* _Objective_: Go through the material and write it all out exactly, minus the pictures.
┌──
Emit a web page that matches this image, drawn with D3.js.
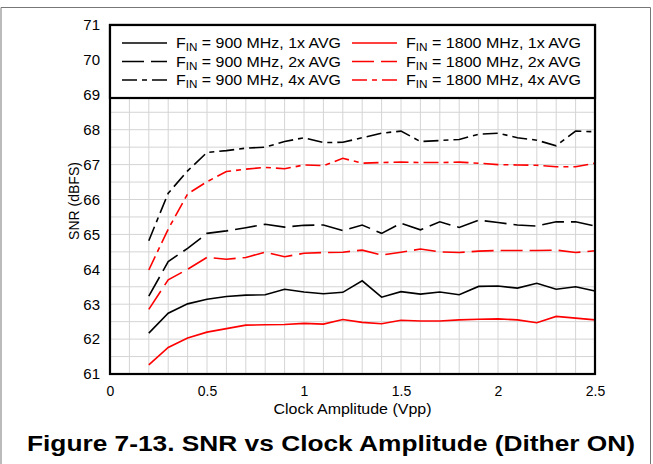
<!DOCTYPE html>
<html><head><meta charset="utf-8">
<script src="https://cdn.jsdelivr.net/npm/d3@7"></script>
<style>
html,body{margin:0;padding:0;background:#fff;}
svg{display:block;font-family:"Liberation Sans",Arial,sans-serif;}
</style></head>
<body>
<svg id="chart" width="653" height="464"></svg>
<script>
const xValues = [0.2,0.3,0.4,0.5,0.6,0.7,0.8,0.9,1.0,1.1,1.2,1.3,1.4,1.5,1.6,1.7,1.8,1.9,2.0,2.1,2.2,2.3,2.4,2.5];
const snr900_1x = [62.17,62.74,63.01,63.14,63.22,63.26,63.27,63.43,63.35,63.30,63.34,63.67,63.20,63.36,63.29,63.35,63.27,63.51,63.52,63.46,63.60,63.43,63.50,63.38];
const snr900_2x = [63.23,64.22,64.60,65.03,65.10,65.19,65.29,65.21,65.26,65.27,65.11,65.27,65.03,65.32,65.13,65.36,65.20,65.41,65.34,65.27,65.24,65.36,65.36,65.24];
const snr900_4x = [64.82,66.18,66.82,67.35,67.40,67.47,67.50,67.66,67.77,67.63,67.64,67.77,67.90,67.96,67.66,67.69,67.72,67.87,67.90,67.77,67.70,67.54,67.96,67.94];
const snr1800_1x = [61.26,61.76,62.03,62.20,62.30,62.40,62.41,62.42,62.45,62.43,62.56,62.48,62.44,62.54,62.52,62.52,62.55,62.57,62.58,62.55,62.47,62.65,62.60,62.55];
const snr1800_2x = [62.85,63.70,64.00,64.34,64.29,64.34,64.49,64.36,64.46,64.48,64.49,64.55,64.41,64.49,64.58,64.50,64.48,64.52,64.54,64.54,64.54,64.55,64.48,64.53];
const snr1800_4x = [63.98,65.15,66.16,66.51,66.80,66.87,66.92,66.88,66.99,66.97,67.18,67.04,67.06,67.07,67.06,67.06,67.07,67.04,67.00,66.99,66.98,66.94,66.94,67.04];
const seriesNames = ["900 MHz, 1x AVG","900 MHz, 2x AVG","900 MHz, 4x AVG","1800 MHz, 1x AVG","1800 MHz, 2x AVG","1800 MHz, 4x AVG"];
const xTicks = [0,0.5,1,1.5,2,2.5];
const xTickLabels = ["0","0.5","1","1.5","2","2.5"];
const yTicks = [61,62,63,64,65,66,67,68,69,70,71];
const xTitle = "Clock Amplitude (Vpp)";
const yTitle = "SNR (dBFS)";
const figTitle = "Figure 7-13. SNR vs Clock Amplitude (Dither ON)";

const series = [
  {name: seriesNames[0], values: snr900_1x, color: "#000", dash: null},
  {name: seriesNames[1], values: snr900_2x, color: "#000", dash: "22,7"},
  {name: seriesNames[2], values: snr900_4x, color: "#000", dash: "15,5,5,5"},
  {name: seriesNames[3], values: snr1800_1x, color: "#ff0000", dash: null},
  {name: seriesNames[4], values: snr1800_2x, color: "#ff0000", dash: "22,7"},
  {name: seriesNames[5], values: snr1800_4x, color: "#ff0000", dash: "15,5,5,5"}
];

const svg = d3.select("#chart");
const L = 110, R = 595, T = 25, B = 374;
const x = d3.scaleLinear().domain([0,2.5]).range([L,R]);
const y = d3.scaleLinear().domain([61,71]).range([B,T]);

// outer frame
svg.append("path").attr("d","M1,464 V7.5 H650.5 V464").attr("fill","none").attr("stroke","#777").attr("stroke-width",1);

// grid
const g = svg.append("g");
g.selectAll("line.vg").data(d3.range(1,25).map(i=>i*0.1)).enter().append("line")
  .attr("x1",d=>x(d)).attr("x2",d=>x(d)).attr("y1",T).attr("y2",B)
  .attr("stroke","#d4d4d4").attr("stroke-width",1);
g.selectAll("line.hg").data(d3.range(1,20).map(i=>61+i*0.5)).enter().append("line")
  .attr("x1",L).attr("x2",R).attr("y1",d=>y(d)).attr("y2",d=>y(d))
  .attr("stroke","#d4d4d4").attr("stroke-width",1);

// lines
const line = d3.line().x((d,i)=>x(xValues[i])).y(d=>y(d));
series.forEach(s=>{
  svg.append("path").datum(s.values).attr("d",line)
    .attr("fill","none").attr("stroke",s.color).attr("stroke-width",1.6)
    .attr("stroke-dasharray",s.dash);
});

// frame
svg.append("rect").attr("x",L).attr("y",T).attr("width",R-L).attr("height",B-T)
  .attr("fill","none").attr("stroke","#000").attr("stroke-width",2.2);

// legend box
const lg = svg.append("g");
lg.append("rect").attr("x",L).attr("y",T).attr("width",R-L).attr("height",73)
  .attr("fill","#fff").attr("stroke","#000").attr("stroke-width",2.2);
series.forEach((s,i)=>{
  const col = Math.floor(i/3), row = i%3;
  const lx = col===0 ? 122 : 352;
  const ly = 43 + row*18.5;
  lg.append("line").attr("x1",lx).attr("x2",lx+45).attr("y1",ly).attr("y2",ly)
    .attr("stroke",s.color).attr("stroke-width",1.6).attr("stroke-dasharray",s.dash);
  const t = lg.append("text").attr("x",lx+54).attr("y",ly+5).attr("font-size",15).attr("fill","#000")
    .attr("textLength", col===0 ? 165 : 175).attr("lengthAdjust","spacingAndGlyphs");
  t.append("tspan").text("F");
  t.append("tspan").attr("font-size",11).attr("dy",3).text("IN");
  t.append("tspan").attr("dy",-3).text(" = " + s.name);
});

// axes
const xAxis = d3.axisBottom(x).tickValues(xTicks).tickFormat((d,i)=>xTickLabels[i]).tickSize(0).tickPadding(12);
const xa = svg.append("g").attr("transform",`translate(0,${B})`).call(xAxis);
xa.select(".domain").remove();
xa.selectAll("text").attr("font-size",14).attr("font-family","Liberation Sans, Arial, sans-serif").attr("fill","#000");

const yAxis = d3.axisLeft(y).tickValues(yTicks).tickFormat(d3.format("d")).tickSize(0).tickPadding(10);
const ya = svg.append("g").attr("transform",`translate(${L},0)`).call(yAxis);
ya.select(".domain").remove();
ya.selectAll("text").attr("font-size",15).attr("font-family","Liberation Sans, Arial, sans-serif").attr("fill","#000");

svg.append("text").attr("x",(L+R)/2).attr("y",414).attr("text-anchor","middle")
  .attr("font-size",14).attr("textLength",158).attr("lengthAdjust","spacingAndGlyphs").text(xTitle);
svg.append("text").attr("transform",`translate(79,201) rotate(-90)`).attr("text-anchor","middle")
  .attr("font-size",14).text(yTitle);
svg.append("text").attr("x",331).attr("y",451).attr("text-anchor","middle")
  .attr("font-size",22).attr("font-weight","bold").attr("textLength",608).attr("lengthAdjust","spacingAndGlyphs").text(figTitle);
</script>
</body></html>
└──
* _Exercise answer_:
Emit a web page that matches this image, drawn with D3.js.
<!DOCTYPE html>
<html><head><meta charset="utf-8">
<script src="https://cdn.jsdelivr.net/npm/d3@7"></script>
<style>
html,body{margin:0;padding:0;background:#fff;}
svg{display:block;font-family:"Liberation Sans",Arial,sans-serif;}
</style></head>
<body>
<svg id="chart" width="653" height="464"></svg>
<script>
const xValues = [0.2,0.3,0.4,0.5,0.6,0.7,0.8,0.9,1.0,1.1,1.2,1.3,1.4,1.5,1.6,1.7,1.8,1.9,2.0,2.1,2.2,2.3,2.4,2.5];
const snr900_1x = [62.17,62.74,63.01,63.14,63.22,63.26,63.27,63.43,63.35,63.30,63.34,63.67,63.20,63.36,63.29,63.35,63.27,63.51,63.52,63.46,63.60,63.43,63.50,63.38];
const snr900_2x = [63.23,64.22,64.60,65.03,65.10,65.19,65.29,65.21,65.26,65.27,65.11,65.27,65.03,65.32,65.13,65.36,65.20,65.41,65.34,65.27,65.24,65.36,65.36,65.24];
const snr900_4x = [64.82,66.18,66.82,67.35,67.40,67.47,67.50,67.66,67.77,67.63,67.64,67.77,67.90,67.96,67.66,67.69,67.72,67.87,67.90,67.77,67.70,67.54,67.96,67.94];
const snr1800_1x = [61.26,61.76,62.03,62.20,62.30,62.40,62.41,62.42,62.45,62.43,62.56,62.48,62.44,62.54,62.52,62.52,62.55,62.57,62.58,62.55,62.47,62.65,62.60,62.55];
const snr1800_2x = [62.85,63.70,64.00,64.34,64.29,64.34,64.49,64.36,64.46,64.48,64.49,64.55,64.41,64.49,64.58,64.50,64.48,64.52,64.54,64.54,64.54,64.55,64.48,64.53];
const snr1800_4x = [63.98,65.15,66.16,66.51,66.80,66.87,66.92,66.88,66.99,66.97,67.18,67.04,67.06,67.07,67.06,67.06,67.07,67.04,67.00,66.99,66.98,66.94,66.94,67.04];
const seriesNames = ["900 MHz, 1x AVG","900 MHz, 2x AVG","900 MHz, 4x AVG","1800 MHz, 1x AVG","1800 MHz, 2x AVG","1800 MHz, 4x AVG"];
const xTicks = [0,0.5,1,1.5,2,2.5];
const xTickLabels = ["0","0.5","1","1.5","2","2.5"];
const yTicks = [61,62,63,64,65,66,67,68,69,70,71];
const xTitle = "Clock Amplitude (Vpp)";
const yTitle = "SNR (dBFS)";
const figTitle = "Figure 7-13. SNR vs Clock Amplitude (Dither ON)";

const series = [
  {name: seriesNames[0], values: snr900_1x, color: "#000", dash: null},
  {name: seriesNames[1], values: snr900_2x, color: "#000", dash: "22,7"},
  {name: seriesNames[2], values: snr900_4x, color: "#000", dash: "15,5,5,5"},
  {name: seriesNames[3], values: snr1800_1x, color: "#ff0000", dash: null},
  {name: seriesNames[4], values: snr1800_2x, color: "#ff0000", dash: "22,7"},
  {name: seriesNames[5], values: snr1800_4x, color: "#ff0000", dash: "15,5,5,5"}
];

const svg = d3.select("#chart");
const L = 110, R = 595, T = 25, B = 374;
const x = d3.scaleLinear().domain([0,2.5]).range([L,R]);
const y = d3.scaleLinear().domain([61,71]).range([B,T]);

// outer frame
svg.append("path").attr("d","M1,464 V7.5 H650.5 V464").attr("fill","none").attr("stroke","#777").attr("stroke-width",1);

// grid
const g = svg.append("g");
g.selectAll("line.vg").data(d3.range(1,25).map(i=>i*0.1)).enter().append("line")
  .attr("x1",d=>x(d)).attr("x2",d=>x(d)).attr("y1",T).attr("y2",B)
  .attr("stroke","#d4d4d4").attr("stroke-width",1);
g.selectAll("line.hg").data(d3.range(1,20).map(i=>61+i*0.5)).enter().append("line")
  .attr("x1",L).attr("x2",R).attr("y1",d=>y(d)).attr("y2",d=>y(d))
  .attr("stroke","#d4d4d4").attr("stroke-width",1);

// lines
const line = d3.line().x((d,i)=>x(xValues[i])).y(d=>y(d));
series.forEach(s=>{
  svg.append("path").datum(s.values).attr("d",line)
    .attr("fill","none").attr("stroke",s.color).attr("stroke-width",1.6)
    .attr("stroke-dasharray",s.dash);
});

// frame
svg.append("rect").attr("x",L).attr("y",T).attr("width",R-L).attr("height",B-T)
  .attr("fill","none").attr("stroke","#000").attr("stroke-width",2.2);

// legend box
const lg = svg.append("g");
lg.append("rect").attr("x",L).attr("y",T).attr("width",R-L).attr("height",73)
  .attr("fill","#fff").attr("stroke","#000").attr("stroke-width",2.2);
series.forEach((s,i)=>{
  const col = Math.floor(i/3), row = i%3;
  const lx = col===0 ? 122 : 352;
  const ly = 43 + row*18.5;
  lg.append("line").attr("x1",lx).attr("x2",lx+45).attr("y1",ly).attr("y2",ly)
    .attr("stroke",s.color).attr("stroke-width",1.6).attr("stroke-dasharray",s.dash);
  const t = lg.append("text").attr("x",lx+54).attr("y",ly+5).attr("font-size",15).attr("fill","#000")
    .attr("textLength", col===0 ? 165 : 175).attr("lengthAdjust","spacingAndGlyphs");
  t.append("tspan").text("F");
  t.append("tspan").attr("font-size",11).attr("dy",3).text("IN");
  t.append("tspan").attr("dy",-3).text(" = " + s.name);
});

// axes
const xAxis = d3.axisBottom(x).tickValues(xTicks).tickFormat((d,i)=>xTickLabels[i]).tickSize(0).tickPadding(12);
const xa = svg.append("g").attr("transform",`translate(0,${B})`).call(xAxis);
xa.select(".domain").remove();
xa.selectAll("text").attr("font-size",14).attr("font-family","Liberation Sans, Arial, sans-serif").attr("fill","#000");

const yAxis = d3.axisLeft(y).tickValues(yTicks).tickFormat(d3.format("d")).tickSize(0).tickPadding(10);
const ya = svg.append("g").attr("transform",`translate(${L},0)`).call(yAxis);
ya.select(".domain").remove();
ya.selectAll("text").attr("font-size",15).attr("font-family","Liberation Sans, Arial, sans-serif").attr("fill","#000");

svg.append("text").attr("x",(L+R)/2).attr("y",414).attr("text-anchor","middle")
  .attr("font-size",14).attr("textLength",158).attr("lengthAdjust","spacingAndGlyphs").text(xTitle);
svg.append("text").attr("transform",`translate(79,201) rotate(-90)`).attr("text-anchor","middle")
  .attr("font-size",14).text(yTitle);
svg.append("text").attr("x",331).attr("y",451).attr("text-anchor","middle")
  .attr("font-size",22).attr("font-weight","bold").attr("textLength",608).attr("lengthAdjust","spacingAndGlyphs").text(figTitle);
</script>
</body></html>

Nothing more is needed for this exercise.